** BEGIN Material **

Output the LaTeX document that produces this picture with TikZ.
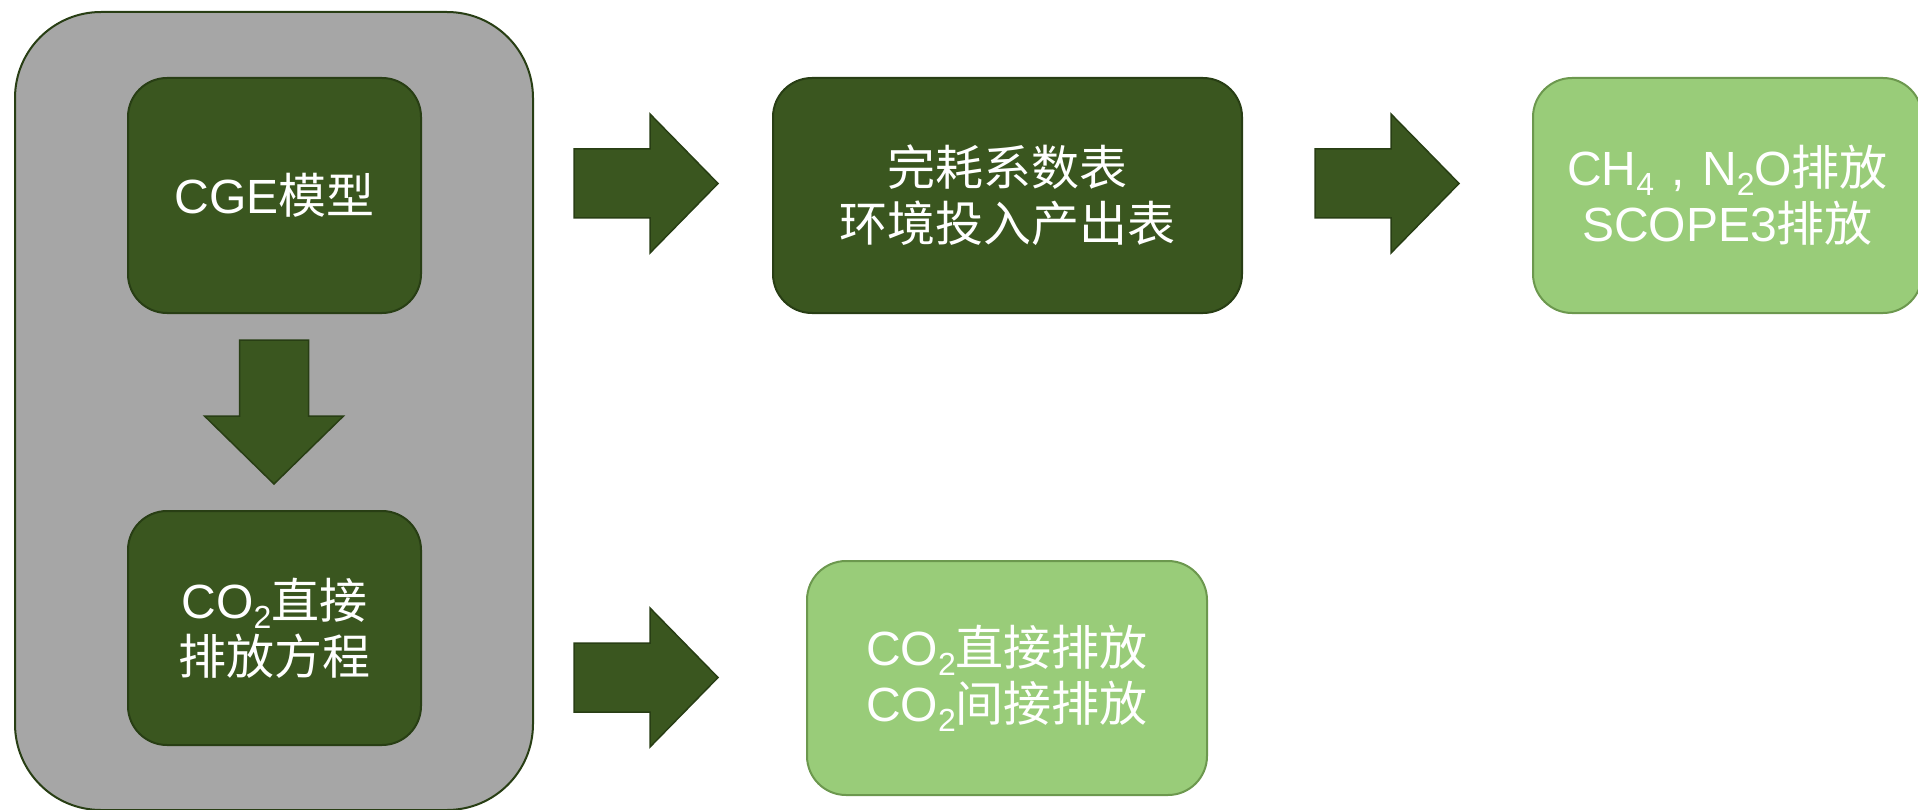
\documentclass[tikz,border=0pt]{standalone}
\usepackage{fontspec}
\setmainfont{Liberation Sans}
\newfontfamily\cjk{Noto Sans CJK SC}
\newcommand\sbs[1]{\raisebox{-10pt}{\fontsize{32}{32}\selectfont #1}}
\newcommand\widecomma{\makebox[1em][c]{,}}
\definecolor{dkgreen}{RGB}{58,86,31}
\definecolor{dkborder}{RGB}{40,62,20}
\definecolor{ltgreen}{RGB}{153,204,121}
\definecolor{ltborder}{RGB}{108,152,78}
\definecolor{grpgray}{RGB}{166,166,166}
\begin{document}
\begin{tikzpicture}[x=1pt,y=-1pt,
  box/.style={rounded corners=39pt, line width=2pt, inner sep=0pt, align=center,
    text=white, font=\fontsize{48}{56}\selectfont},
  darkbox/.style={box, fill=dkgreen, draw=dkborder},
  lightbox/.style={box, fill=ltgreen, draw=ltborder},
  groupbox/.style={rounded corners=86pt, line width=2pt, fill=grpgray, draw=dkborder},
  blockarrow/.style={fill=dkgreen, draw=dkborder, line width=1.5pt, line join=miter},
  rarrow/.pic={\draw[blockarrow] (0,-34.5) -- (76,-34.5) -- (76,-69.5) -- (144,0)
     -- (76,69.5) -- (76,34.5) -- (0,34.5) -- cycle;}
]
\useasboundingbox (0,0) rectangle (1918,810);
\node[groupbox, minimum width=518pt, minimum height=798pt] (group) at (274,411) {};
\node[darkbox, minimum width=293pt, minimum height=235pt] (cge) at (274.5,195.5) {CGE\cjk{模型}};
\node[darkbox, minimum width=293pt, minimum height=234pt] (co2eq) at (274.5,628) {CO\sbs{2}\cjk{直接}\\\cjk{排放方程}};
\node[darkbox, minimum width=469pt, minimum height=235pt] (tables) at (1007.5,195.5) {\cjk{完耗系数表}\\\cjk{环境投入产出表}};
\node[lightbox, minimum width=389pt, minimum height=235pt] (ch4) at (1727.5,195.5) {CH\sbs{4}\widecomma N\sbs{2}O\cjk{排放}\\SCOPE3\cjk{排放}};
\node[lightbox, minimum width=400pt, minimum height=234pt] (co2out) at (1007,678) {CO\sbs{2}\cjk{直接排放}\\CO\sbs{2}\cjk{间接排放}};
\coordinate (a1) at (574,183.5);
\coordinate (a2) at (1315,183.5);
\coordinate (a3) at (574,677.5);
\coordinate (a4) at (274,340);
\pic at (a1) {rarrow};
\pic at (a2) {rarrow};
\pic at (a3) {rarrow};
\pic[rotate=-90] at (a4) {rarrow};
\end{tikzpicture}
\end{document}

** END Material **

> _Direction_: Extract the full listing exactly, with the pictures left out.

> _The reply_:
Output the LaTeX document that produces this picture with TikZ.
\documentclass[tikz,border=0pt]{standalone}
\usepackage{fontspec}
\setmainfont{Liberation Sans}
\newfontfamily\cjk{Noto Sans CJK SC}
\newcommand\sbs[1]{\raisebox{-10pt}{\fontsize{32}{32}\selectfont #1}}
\newcommand\widecomma{\makebox[1em][c]{,}}
\definecolor{dkgreen}{RGB}{58,86,31}
\definecolor{dkborder}{RGB}{40,62,20}
\definecolor{ltgreen}{RGB}{153,204,121}
\definecolor{ltborder}{RGB}{108,152,78}
\definecolor{grpgray}{RGB}{166,166,166}
\begin{document}
\begin{tikzpicture}[x=1pt,y=-1pt,
  box/.style={rounded corners=39pt, line width=2pt, inner sep=0pt, align=center,
    text=white, font=\fontsize{48}{56}\selectfont},
  darkbox/.style={box, fill=dkgreen, draw=dkborder},
  lightbox/.style={box, fill=ltgreen, draw=ltborder},
  groupbox/.style={rounded corners=86pt, line width=2pt, fill=grpgray, draw=dkborder},
  blockarrow/.style={fill=dkgreen, draw=dkborder, line width=1.5pt, line join=miter},
  rarrow/.pic={\draw[blockarrow] (0,-34.5) -- (76,-34.5) -- (76,-69.5) -- (144,0)
     -- (76,69.5) -- (76,34.5) -- (0,34.5) -- cycle;}
]
\useasboundingbox (0,0) rectangle (1918,810);
\node[groupbox, minimum width=518pt, minimum height=798pt] (group) at (274,411) {};
\node[darkbox, minimum width=293pt, minimum height=235pt] (cge) at (274.5,195.5) {CGE\cjk{模型}};
\node[darkbox, minimum width=293pt, minimum height=234pt] (co2eq) at (274.5,628) {CO\sbs{2}\cjk{直接}\\\cjk{排放方程}};
\node[darkbox, minimum width=469pt, minimum height=235pt] (tables) at (1007.5,195.5) {\cjk{完耗系数表}\\\cjk{环境投入产出表}};
\node[lightbox, minimum width=389pt, minimum height=235pt] (ch4) at (1727.5,195.5) {CH\sbs{4}\widecomma N\sbs{2}O\cjk{排放}\\SCOPE3\cjk{排放}};
\node[lightbox, minimum width=400pt, minimum height=234pt] (co2out) at (1007,678) {CO\sbs{2}\cjk{直接排放}\\CO\sbs{2}\cjk{间接排放}};
\coordinate (a1) at (574,183.5);
\coordinate (a2) at (1315,183.5);
\coordinate (a3) at (574,677.5);
\coordinate (a4) at (274,340);
\pic at (a1) {rarrow};
\pic at (a2) {rarrow};
\pic at (a3) {rarrow};
\pic[rotate=-90] at (a4) {rarrow};
\end{tikzpicture}
\end{document}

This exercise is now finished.